JAMIE McLEAN NEVER THOUGHT HE’D SPEND HIS TWENTIES playing
guitar in The Dirty Dozen Brass Band. But what started as a sit-in blossomed
into a six-year tenure with one of New
Orleans’ most legendary collectives. “We just always
seemed to be the opening act for the Dirty Dozen when they came to Colorado,” McLean
reminisces. “I sat in with them at The Fox one night and it just kept going.”
Soon after, McLean relocated to the Big Easy
and assumed the position of The Dirty Dozen Brass Band’s lead guitarist.
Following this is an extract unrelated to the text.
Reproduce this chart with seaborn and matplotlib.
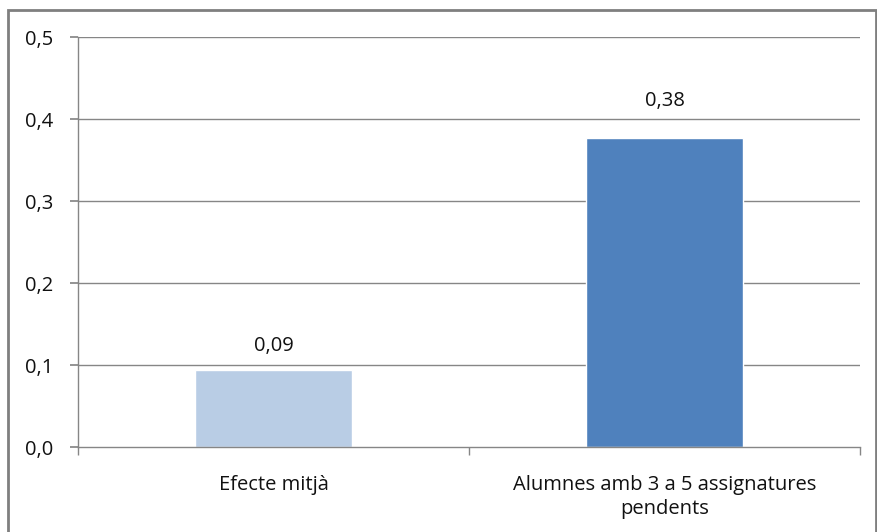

But after a whirlwind few years that took him to Bonnaroo,
Fuji Rock and Madison Square Garden,
McLean made the difficult decision to step out
on his own. “I tell people it was my post-graduate work,” McLean
says of his time with the Dirty Dozen. “When I first joined the band, I came
out with a lot of flash and played a lot of notes. I went over the top with
everything. But I quickly realized that instead of 1,000 notes, three really
soulful notes will do it.” In 2006, McLean left the Dozen on a fulltime basis
and formed The Jamie McLean Band, a rock, blues, soul, Americana hybrid not unlike The Black Crowes.
“I was just writing a lot of music by myself on the Dirty Dozen tour bus,” he
says. “It’s real personal music, but when I start to get an idea in my head I
start to think about everyone’s instrumental part.”
The Jamie McLean Band has spent the past few years refining
its sound and, more importantly, becoming the tight band featured on 2008’s
American Heartache. “I have been digging more into the old blues and soul
stuff, which helped my guitar, my voice and my song writing. Lyrically, these
songs are just me writing whatever was pouring out of me, but this a band.”